Glenn Vanderburg has a Weblog devoted to computer languages. Subscribed.
F#: Microsoft’s new language is CAML for .NET. CAML is a functional language, a family of languages that include Scheme, Miranda, and Haskell, and which emphasize the evaluation of expressions, rather than the execution of commands. If that seems esoteric, it’s because functional programming is more of a mindset than a technology: you can write functionally in an imperative language like C# and, for that matter, you can write imperatively in a functional language like CAML. The big thing about functional programming is that you concentrate on “the left-hand side of things” — what is returned by a function call, rather than side-effects rising from manipulation of state on “the right hand side.” If that’s still too esoteric, try this: there are no assignments, once x is set to a value, it doesn’t change.
F# doesn’t (yet?) have an interactive console for defining and modifying code on the run, which strikes me as an important benefit of most traditional functional systems. (If you’ve used Python or Smalltalk, you know how nice an interactive console is.)

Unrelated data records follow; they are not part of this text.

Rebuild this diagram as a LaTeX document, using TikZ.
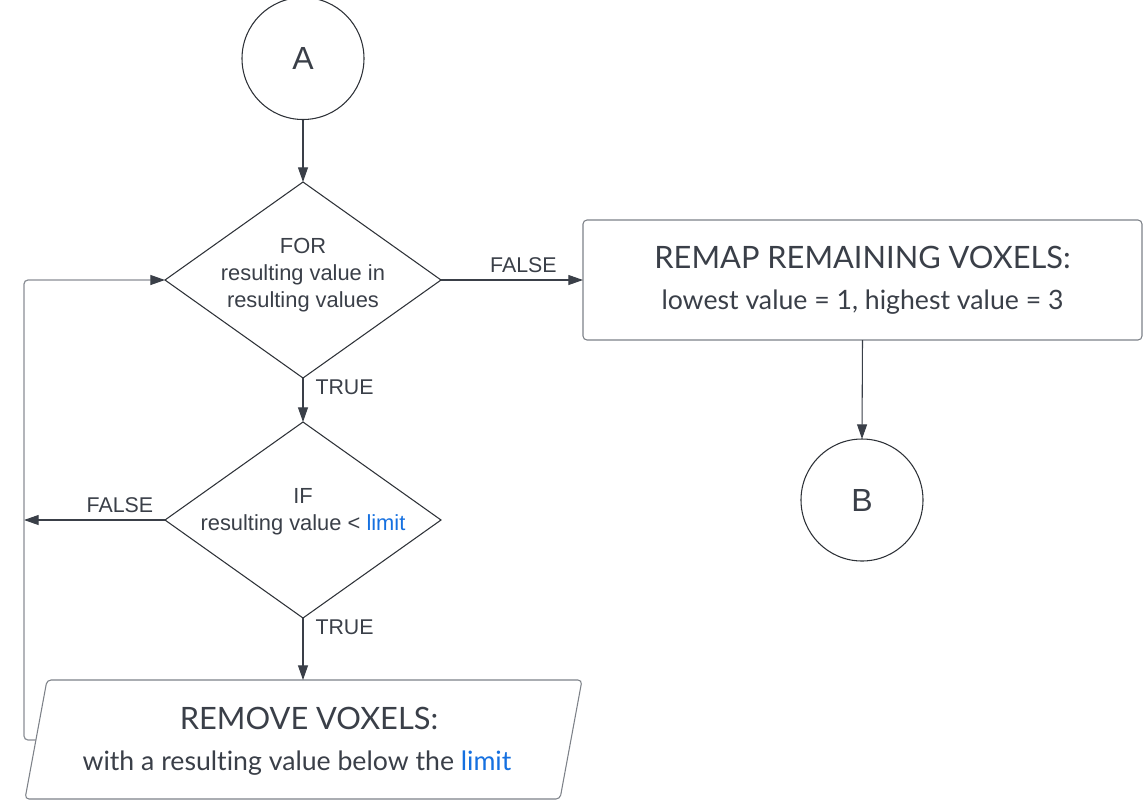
\documentclass[tikz,border=0pt]{standalone}
\usepackage{fontspec}
\setmainfont{Liberation Sans}
\newfontfamily\boxfont{Lato}[Ligatures=NoCommon]
\usetikzlibrary{arrows.meta,shapes.geometric}
\definecolor{ink}{HTML}{3A3F48}
\definecolor{shapeline}{HTML}{2E3238}
\definecolor{loopgray}{HTML}{8A8E95}
\definecolor{boxgray}{HTML}{7D8188}
\definecolor{linkblue}{HTML}{1570E0}
\tikzset{
  term/.style={circle,draw=shapeline,line width=0.8pt,minimum size=91.5pt,inner sep=0pt,outer sep=0pt,font=\fontsize{24}{28}\selectfont,text=ink},
  decision/.style={diamond,draw=shapeline,line width=0.8pt,minimum width=207pt,minimum height=147pt,inner sep=0pt,outer sep=0pt},
  dtext/.style={align=center,font=\fontsize{16.4}{20.5}\selectfont,text=ink,inner sep=0pt},
  lbl/.style={font=\fontsize{16}{18}\selectfont,text=ink,inner sep=0pt},
  procbox/.style={rectangle,rounded corners=3pt,draw=boxgray,line width=0.8pt,minimum width=419.25pt,minimum height=90pt,inner sep=0pt,outer sep=0pt},
  bigtxt/.style={font=\boxfont\fontsize{23.1}{27}\selectfont,text=ink,inner sep=0pt},
  smalltxt/.style={font=\boxfont\fontsize{20}{24}\selectfont,text=ink,inner sep=0pt},
  conn/.style={draw=ink,line width=0.8pt,-{Triangle[length=11pt,width=7.5pt]}},
  loopconn/.style={draw=loopgray,line width=0.9pt,rounded corners=3pt,-{Triangle[length=11pt,width=7.5pt,color=ink]}},
}
\begin{document}
\begin{tikzpicture}[x=0.75pt,y=-0.75pt]
\useasboundingbox (0,0) rectangle (1143,801);
% nodes
\node[term] (A) at (303,58.5) {A};
\node[decision] (d1) at (303,280) {};
\node[dtext] (d1t) at (303,275) {FOR\\resulting value in\\resulting values};
\node[procbox] (r) at (862.5,280) {};
\node[bigtxt] (rt1) at (862.5,257) {REMAP REMAINING VOXELS:};
\node[smalltxt] (rt2) at (862.5,302) {lowest value = 1, highest value = 3};
\node[term] (B) at (862,500) {B};
\node[decision] (d2) at (303,520) {};
\node[dtext] (d2t) at (303,512) {IF\\resulting value < \textcolor{linkblue}{limit}};
% parallelogram
\coordinate (ptl) at (47,680);
\coordinate (ptr) at (582,680);
\coordinate (pbr) at (560,799);
\coordinate (pbl) at (25,799);
\draw[draw=boxgray,line width=0.8pt,rounded corners=3pt] (ptl) -- (ptr) -- (pbr) -- (pbl) -- cycle;
\node[inner sep=0pt] (p) at (303,740) {};
\coordinate (ptop) at (303,680);
\coordinate (pleft) at (36,740);
\node[bigtxt] (pt1) at (309,718) {REMOVE VOXELS:};
\node[smalltxt] (pt2) at (297,763) {with a resulting value below the \textcolor{linkblue}{limit}};
% connectors
\draw[conn] (A.south) -- (d1.north);
\draw[conn] (d1.east) -- (r.west) node[lbl,pos=0.58,above=5pt] {FALSE};
\draw[conn] (r.south) -- (B.north);
\draw[conn] (d1.south) -- (d2.north) node[lbl,pos=0.2,right=9pt] {TRUE};
\coordinate (lx) at (24,520);
\draw[conn] (d2.west) -- (lx) node[lbl,pos=0.32,above=5pt] {FALSE};
\draw[conn] (d2.south) -- (ptop) node[lbl,pos=0.15,right=9pt] {TRUE};
\draw[loopconn] (pleft) -- (24,740) -- (24,280) -- (d1.west);
\end{tikzpicture}
\end{document}
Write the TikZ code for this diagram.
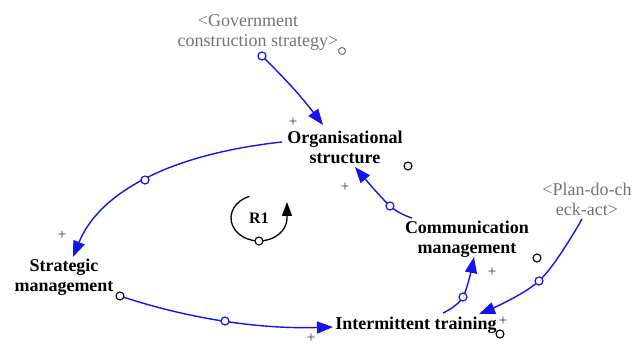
\documentclass[tikz,border=0pt]{standalone}
\usepackage{fontspec}
\setmainfont{Liberation Serif}
\usetikzlibrary{arrows.meta}
\definecolor{linkblue}{RGB}{20,20,235}
\definecolor{shadowgray}{RGB}{115,115,115}
\begin{document}
\begin{tikzpicture}[x=1pt,y=1pt,
  var/.style={font=\fontsize{18}{20}\selectfont\bfseries, align=center, inner sep=0pt, text=black},
  shadowvar/.style={font=\fontsize{18}{20}\selectfont, align=center, inner sep=0pt, text=shadowgray},
  link/.style={draw=linkblue, line width=1.4pt, -{Triangle[length=16pt,width=12pt]}},
  linkdot/.style={circle, draw=linkblue, fill=white, line width=1.2pt, inner sep=0pt, minimum size=8pt},
  poldot/.style={circle, draw=black, fill=white, line width=1.1pt, inner sep=0pt, minimum size=8pt},
  graydot/.style={circle, draw=shadowgray, fill=white, line width=1.0pt, inner sep=0pt, minimum size=7pt},
  plus/.style={font=\fontsize{15}{15}\selectfont, text=black!80, inner sep=0pt},
  loopline/.style={draw=black, line width=1.3pt, -{Triangle[length=14pt,width=10pt]}}
]
\useasboundingbox (0,0) rectangle (641,345);

% variables
\node[shadowvar] (gov) at (258,313) {<Government\hspace*{20pt}\\construction strategy>};
\node[var] (org) at (345,198) {Organisational\\structure};
\node[var] (strat) at (64,68) {Strategic\\management};
\node[var] (comm) at (467,106) {Communication\\management};
\node[var] (inter) at (416,20) {Intermittent training};
\node[shadowvar] (plan) at (587,146) {<Plan-do-ch\\eck-act>};

% connector ends
\coordinate (g1) at (262,289);
\coordinate (o1) at (323,220);
\coordinate (o2) at (282,203);
\coordinate (m2) at (145,165);
\coordinate (s2) at (73,88);
\coordinate (s3) at (120,49);
\coordinate (m3) at (225,24);
\coordinate (i3) at (333,18);
\coordinate (i4) at (443,32);
\coordinate (m4) at (463,48);
\coordinate (c4) at (474,88);
\coordinate (c5) at (412,127);
\coordinate (m5) at (390,139);
\coordinate (o5) at (355,178);
\coordinate (p6) at (582,126);
\coordinate (m6) at (539,64);
\coordinate (i6) at (479,31);

% links
\draw[link] (g1) to[bend left=4] (o1);
\node[linkdot] at (g1) {};
\draw[link] (o2) .. controls (169,190.7) and (99.3,152.3) .. (s2);
\node[linkdot] at (m2) {};
\draw[link] (s3) .. controls (189,26) and (260,15.7) .. (i3);
\node[linkdot] at (m3) {};
\node[poldot] at (s3) {};
\draw[link] plot[smooth, tension=0.6] coordinates {(i4) (m4) (c4)};
\node[linkdot] at (m4) {};
\draw[link] plot[smooth, tension=0.6] coordinates {(c5) (m5) (o5)};
\node[linkdot] at (m5) {};
\draw[link] plot[smooth, tension=0.6] coordinates {(p6) (m6) (i6)};
\node[linkdot] at (m6) {};

% polarity marks
\node[plus] at (293,223) {+};
\node[plus] at (345,158) {+};
\node[plus] at (62,110) {+};
\node[plus] at (311,7) {+};
\node[plus] at (492,73) {+};
\node[plus] at (503,24) {+};
\node[poldot] at (408,179) {};
\node[poldot] at (537,87) {};
\node[poldot] at (500,11) {};
\node[graydot] at (342,294) {};

% loop R1
\coordinate (r) at (259,127);
\node[font=\fontsize{16}{16}\selectfont\bfseries, inner sep=0pt] (r1) at (r) {R1};
\draw[loopline] ([shift={(110:28pt and 23pt)}]r) arc[start angle=110, end angle=360, x radius=28pt, y radius=23pt] -- ++(0,16);
\node[poldot] at (259,104) {};
\end{tikzpicture}
\end{document}
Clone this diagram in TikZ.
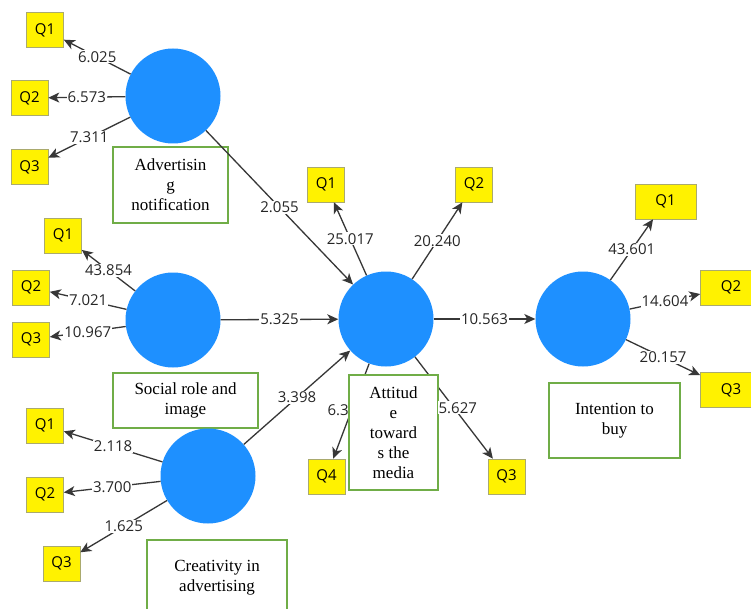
\documentclass[tikz,border=0pt]{standalone}
\usepackage{fontspec}
\newfontfamily\numfont{Open Sans}
\newfontfamily\boxfont{Liberation Serif}
\usetikzlibrary{arrows.meta}
\definecolor{plsblue}{RGB}{30,144,255}
\definecolor{boxgreen}{RGB}{112,173,71}
\definecolor{qborder}{RGB}{170,170,110}
\definecolor{lineg}{RGB}{55,55,55}
\tikzset{
  lv/.style={circle, fill=plsblue, draw=none, minimum size=95pt, inner sep=0pt},
  qbox/.style={rectangle, fill=yellow, draw=qborder, line width=0.6pt, minimum width=37pt, minimum height=35pt, inner sep=0pt, font=\numfont\fontsize{15}{17}\selectfont},
  qwide/.style={qbox, minimum width=61pt},
  gbox/.style={rectangle, draw=boxgreen, line width=1.2pt, fill=white, align=center, inner sep=0pt, font=\boxfont\fontsize{17}{20}\selectfont},
  conn/.style={draw=lineg, line width=1.3pt, -{Stealth[length=11pt,width=10pt,inset=3pt]}},
  lbl/.style={fill=white, inner sep=1pt, text=black!85, font=\numfont\fontsize{15}{17}\selectfont}
}
\begin{document}
\begin{tikzpicture}[x=1pt,y=-1pt]
\fill[white] (0,0) rectangle (751,609);
\clip (0,0) rectangle (751,609);
% boxes below lines
\node[gbox, minimum width=115pt, minimum height=76pt] (Abox) at (170.5,185) {Advertisin\\g\\notification};
\node[gbox, minimum width=145pt, minimum height=55pt] (Sbox) at (185.5,400.5) {Social role and\\image};
\node[gbox, minimum width=140pt, minimum height=76pt] (Cbox) at (217,578) {Creativity in\\advertising};
\node[gbox, minimum width=131pt, minimum height=75pt] (Ibox) at (614.5,420.5) {Intention to\\buy};
% latent variables
\node[lv] (A) at (173,96) {};
\node[lv] (S) at (173,320) {};
\node[lv] (C) at (208,476) {};
\node[lv] (T) at (386,319) {};
\node[lv] (I) at (583,319) {};
% indicators
\node[qbox] (AQ1) at (45,30) {Q1};
\node[qbox] (AQ2) at (29.5,98) {Q2};
\node[qbox] (AQ3) at (29.5,167) {Q3};
\node[qbox] (SQ1) at (63,235.5) {Q1};
\node[qbox] (SQ2) at (31,287.5) {Q2};
\node[qbox] (SQ3) at (31,339.5) {Q3};
\node[qbox] (CQ1) at (45,425.5) {Q1};
\node[qbox] (CQ2) at (45,494.5) {Q2};
\node[qbox] (CQ3) at (61.5,563.5) {Q3};
\node[qbox] (TQ1) at (326,184.5) {Q1};
\node[qbox] (TQ2) at (474,184.5) {Q2};
\node[qbox] (TQ4) at (326.5,476.5) {Q4};
\node[qbox] (TQ3) at (506.5,476.5) {Q3};
\node[qwide] (IQ1) at (665.5,201.5) {Q1};
\node[qwide] (IQ2) at (731,287.5) {Q2};
\node[qwide] (IQ3) at (731,390) {Q3};
% outer loadings
\draw[conn] (A) -- node[lbl] (lA1) {6.025} (AQ1);
\draw[conn] (A) -- node[lbl] (lA2) {6.573} (AQ2);
\draw[conn] (A) -- node[lbl] (lA3) {7.311} (AQ3);
\draw[conn] (S) -- node[lbl] (lS1) {43.854} (SQ1);
\draw[conn] (S) -- node[lbl] (lS2) {7.021} (SQ2);
\draw[conn] (S) -- node[lbl] (lS3) {10.967} (SQ3);
\draw[conn] (C) -- node[lbl] (lC1) {2.118} (CQ1);
\draw[conn] (C) -- node[lbl] (lC2) {3.700} (CQ2);
\draw[conn] (C) -- node[lbl] (lC3) {1.625} (CQ3);
\draw[conn] (T) -- node[lbl] (lT1) {25.017} (TQ1);
\draw[conn] (T) -- node[lbl] (lT2) {20.240} (TQ2);
\draw[conn] (T) -- (TQ4);
\node[lbl, anchor=east, inner xsep=0.5pt] (lT4) at (349.5,410) {6.3};
\draw[conn] (T) -- coordinate[midway] (mT3) (TQ3);
\draw[conn] (I) -- node[lbl] (lI1) {43.601} (IQ1);
\draw[conn] (I) -- node[lbl] (lI2) {14.604} (IQ2);
\draw[conn] (I) -- node[lbl] (lI3) {20.157} (IQ3);
% structural paths
\draw[conn] (A) -- node[lbl] (pAT) {2.055} (T);
\draw[conn] (S) -- node[lbl] (pST) {5.325} (T);
\draw[conn] (C) -- node[lbl] (pCT) {3.398} (T);
\draw[conn] (T) -- node[lbl] (pTI) {10.563} (I);
% attitude box on top
\node[gbox, minimum width=89pt, minimum height=115pt] (Tbox) at (393.5,432.5) {Attitud\\e\\toward\\s the\\media};
\node[lbl, anchor=west, inner xsep=0.5pt] (lT3) at ([xshift=-16pt]mT3) {5.627};
\end{tikzpicture}
\end{document}
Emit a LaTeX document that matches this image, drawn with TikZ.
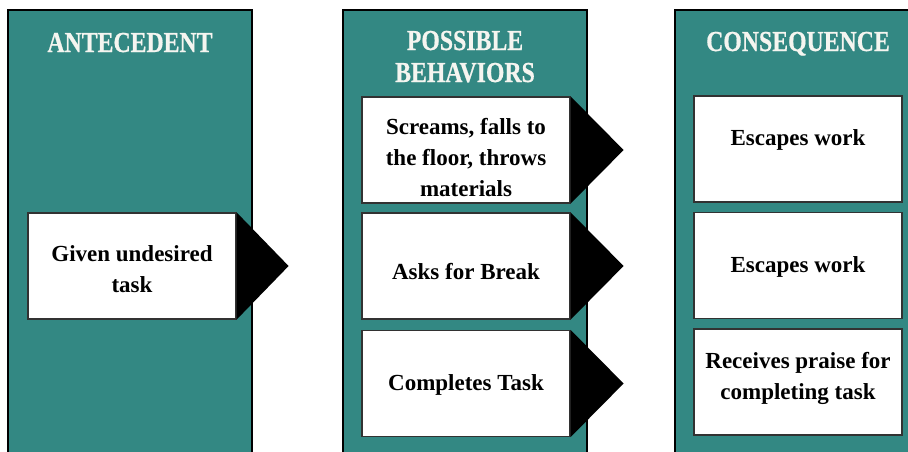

I’m not sure that I’d go so far as to say that there is a particular class of problem that functional languages absolutely solve better than imperative languages, but I think I can accurately say that functional programming and imperative programming engage the mind in different ways. To me, the biggest hope of the .NET CLR is that it will foster different programming paradigms, while providing the complete power of the API. Object-oriented imperative languages are great, but for Pete’s sake, they aren’t the ultimate expression of programming.
I’ve pretty much given up on the community starter kit from asp.net. I’m building a site dedicated to software for the Tablet PC (InkPositive.com), and hoped the starter kits could jumpstart me, especially regarding discussion boards. But in addition to being buggy (the kits are still in beta, and I would say they have at least 2 major revs before primetime), they are not componentized. I spent most of a day just switching from table-based to CSS-based layout (so that Tablet users can choose right- or left-handed navigation); something’s wrong when display is so tied to function. But when I began work on an ink-supporting discussion board I quickly realized that it would be quicker to just start from scratch.
There’s some lesson here about Web programming versus application programming. Maybe it ties in with the failure of XSL, too.
P.S. You do know that if you write an XSL-based Website, Google won’t spider any links in the XSL stylesheet, don’t you?